### WRITTEN INSTRUCTION
Output exactly the lines from the first one down to the line containing "4.61e-27, 4.93e-27, 5.13e-27];", inclusive.

### MATERIAL PROVIDED

========================

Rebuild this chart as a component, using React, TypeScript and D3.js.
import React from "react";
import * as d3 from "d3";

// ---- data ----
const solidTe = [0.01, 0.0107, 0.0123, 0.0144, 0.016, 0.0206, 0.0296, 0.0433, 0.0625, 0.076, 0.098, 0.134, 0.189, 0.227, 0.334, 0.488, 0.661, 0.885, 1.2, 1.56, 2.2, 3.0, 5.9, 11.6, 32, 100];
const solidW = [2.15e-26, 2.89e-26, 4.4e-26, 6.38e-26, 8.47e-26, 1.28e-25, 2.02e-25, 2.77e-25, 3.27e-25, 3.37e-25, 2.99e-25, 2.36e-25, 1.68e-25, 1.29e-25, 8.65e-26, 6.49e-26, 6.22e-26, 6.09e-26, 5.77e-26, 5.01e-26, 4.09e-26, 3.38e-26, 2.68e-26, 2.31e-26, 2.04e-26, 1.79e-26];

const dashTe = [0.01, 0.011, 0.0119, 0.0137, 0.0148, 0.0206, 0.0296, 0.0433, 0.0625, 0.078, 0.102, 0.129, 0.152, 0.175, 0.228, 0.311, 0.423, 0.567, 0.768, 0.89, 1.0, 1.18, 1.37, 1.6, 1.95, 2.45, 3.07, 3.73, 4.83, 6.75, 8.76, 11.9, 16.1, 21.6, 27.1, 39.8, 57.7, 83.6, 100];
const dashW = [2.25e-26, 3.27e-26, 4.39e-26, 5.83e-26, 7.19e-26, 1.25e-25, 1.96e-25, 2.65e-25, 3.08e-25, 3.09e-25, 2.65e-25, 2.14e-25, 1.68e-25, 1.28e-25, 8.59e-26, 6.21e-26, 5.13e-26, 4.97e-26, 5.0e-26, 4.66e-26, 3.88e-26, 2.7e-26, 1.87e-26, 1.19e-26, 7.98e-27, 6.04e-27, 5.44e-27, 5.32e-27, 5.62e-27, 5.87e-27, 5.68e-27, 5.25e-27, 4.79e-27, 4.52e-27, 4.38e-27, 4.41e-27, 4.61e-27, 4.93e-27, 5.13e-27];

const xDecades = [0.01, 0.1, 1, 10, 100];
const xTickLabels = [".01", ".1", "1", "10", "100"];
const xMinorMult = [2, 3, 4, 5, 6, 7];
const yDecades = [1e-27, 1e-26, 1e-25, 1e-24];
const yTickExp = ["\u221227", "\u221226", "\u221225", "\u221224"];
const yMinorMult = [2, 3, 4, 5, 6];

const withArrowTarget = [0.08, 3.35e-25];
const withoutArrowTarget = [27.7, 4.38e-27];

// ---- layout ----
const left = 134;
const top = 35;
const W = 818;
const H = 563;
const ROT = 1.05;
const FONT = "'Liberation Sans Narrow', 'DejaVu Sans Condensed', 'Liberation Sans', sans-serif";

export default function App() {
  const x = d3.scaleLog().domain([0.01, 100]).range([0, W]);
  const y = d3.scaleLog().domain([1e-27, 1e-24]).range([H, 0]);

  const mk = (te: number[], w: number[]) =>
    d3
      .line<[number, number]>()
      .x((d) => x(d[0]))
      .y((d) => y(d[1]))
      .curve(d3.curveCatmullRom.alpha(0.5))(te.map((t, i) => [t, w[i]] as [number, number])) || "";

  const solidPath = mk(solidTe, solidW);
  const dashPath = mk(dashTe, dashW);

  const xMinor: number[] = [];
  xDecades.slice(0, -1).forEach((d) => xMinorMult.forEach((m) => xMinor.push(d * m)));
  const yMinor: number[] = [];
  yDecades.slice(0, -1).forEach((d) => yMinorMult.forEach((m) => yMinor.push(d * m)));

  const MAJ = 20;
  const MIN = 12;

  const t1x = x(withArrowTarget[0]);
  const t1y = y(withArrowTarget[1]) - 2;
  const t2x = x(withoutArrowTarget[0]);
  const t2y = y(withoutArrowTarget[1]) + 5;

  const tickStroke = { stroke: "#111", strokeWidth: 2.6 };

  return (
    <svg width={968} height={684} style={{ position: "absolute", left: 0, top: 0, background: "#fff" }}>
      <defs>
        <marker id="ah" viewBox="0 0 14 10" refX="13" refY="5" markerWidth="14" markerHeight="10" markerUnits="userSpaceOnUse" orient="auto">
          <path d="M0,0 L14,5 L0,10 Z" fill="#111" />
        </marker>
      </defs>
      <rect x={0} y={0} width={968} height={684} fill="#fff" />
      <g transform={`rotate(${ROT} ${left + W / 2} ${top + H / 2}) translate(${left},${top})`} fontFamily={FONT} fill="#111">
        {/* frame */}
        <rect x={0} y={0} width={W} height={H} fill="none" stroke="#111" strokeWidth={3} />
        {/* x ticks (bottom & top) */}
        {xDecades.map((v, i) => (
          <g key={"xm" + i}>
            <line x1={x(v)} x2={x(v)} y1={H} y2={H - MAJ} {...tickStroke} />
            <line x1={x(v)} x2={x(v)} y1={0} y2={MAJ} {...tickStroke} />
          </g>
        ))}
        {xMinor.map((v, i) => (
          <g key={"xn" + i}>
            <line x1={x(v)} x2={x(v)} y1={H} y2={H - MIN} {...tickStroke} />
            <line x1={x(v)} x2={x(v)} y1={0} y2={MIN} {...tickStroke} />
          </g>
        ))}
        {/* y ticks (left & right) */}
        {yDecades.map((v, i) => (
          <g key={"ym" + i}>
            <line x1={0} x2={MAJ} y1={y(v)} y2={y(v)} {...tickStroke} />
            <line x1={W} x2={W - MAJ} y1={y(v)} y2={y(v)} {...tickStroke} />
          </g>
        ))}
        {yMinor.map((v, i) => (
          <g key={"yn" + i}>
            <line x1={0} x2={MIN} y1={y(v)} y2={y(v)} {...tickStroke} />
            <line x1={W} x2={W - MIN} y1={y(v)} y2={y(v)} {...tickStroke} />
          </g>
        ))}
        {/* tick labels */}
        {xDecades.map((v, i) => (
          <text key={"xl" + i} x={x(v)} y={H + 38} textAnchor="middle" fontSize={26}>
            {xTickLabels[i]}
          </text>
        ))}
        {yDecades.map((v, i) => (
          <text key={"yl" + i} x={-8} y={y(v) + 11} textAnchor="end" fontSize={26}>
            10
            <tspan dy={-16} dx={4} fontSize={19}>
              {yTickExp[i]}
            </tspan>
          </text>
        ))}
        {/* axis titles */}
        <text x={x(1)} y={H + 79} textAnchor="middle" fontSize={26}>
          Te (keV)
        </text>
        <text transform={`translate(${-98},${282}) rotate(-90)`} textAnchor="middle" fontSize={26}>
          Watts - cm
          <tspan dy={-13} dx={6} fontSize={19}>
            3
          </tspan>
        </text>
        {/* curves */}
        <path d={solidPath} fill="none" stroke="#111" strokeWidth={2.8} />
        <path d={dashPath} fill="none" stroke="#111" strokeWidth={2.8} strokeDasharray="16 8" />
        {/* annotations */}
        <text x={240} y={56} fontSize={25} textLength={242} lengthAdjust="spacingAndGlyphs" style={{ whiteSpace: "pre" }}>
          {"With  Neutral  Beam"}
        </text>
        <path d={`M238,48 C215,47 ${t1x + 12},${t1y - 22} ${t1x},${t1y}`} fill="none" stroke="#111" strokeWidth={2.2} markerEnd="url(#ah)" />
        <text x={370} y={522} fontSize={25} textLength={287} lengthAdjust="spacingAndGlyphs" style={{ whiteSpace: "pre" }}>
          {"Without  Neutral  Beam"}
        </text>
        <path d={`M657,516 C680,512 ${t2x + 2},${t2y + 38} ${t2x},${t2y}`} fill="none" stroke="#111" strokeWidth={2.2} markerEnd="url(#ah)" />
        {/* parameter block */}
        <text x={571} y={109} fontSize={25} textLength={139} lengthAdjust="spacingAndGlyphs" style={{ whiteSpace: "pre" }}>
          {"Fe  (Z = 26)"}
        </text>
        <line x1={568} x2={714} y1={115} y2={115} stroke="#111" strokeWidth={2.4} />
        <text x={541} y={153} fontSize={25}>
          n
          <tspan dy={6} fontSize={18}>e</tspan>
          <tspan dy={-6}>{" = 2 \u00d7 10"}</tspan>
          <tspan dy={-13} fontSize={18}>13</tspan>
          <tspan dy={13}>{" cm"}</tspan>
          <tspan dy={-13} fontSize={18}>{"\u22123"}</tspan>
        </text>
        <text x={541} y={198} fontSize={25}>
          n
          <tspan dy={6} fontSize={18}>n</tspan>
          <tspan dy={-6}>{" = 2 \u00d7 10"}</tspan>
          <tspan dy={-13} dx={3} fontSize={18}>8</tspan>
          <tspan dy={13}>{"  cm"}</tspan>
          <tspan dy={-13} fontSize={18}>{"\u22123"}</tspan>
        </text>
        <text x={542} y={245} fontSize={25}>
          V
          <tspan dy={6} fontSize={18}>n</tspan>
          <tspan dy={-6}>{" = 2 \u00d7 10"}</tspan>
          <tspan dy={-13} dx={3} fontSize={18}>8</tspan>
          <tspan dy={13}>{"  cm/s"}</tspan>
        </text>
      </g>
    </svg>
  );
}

========================

### SOLUTION
Rebuild this chart as a component, using React, TypeScript and D3.js.
import React from "react";
import * as d3 from "d3";

// ---- data ----
const solidTe = [0.01, 0.0107, 0.0123, 0.0144, 0.016, 0.0206, 0.0296, 0.0433, 0.0625, 0.076, 0.098, 0.134, 0.189, 0.227, 0.334, 0.488, 0.661, 0.885, 1.2, 1.56, 2.2, 3.0, 5.9, 11.6, 32, 100];
const solidW = [2.15e-26, 2.89e-26, 4.4e-26, 6.38e-26, 8.47e-26, 1.28e-25, 2.02e-25, 2.77e-25, 3.27e-25, 3.37e-25, 2.99e-25, 2.36e-25, 1.68e-25, 1.29e-25, 8.65e-26, 6.49e-26, 6.22e-26, 6.09e-26, 5.77e-26, 5.01e-26, 4.09e-26, 3.38e-26, 2.68e-26, 2.31e-26, 2.04e-26, 1.79e-26];

const dashTe = [0.01, 0.011, 0.0119, 0.0137, 0.0148, 0.0206, 0.0296, 0.0433, 0.0625, 0.078, 0.102, 0.129, 0.152, 0.175, 0.228, 0.311, 0.423, 0.567, 0.768, 0.89, 1.0, 1.18, 1.37, 1.6, 1.95, 2.45, 3.07, 3.73, 4.83, 6.75, 8.76, 11.9, 16.1, 21.6, 27.1, 39.8, 57.7, 83.6, 100];
const dashW = [2.25e-26, 3.27e-26, 4.39e-26, 5.83e-26, 7.19e-26, 1.25e-25, 1.96e-25, 2.65e-25, 3.08e-25, 3.09e-25, 2.65e-25, 2.14e-25, 1.68e-25, 1.28e-25, 8.59e-26, 6.21e-26, 5.13e-26, 4.97e-26, 5.0e-26, 4.66e-26, 3.88e-26, 2.7e-26, 1.87e-26, 1.19e-26, 7.98e-27, 6.04e-27, 5.44e-27, 5.32e-27, 5.62e-27, 5.87e-27, 5.68e-27, 5.25e-27, 4.79e-27, 4.52e-27, 4.38e-27, 4.41e-27, 4.61e-27, 4.93e-27, 5.13e-27];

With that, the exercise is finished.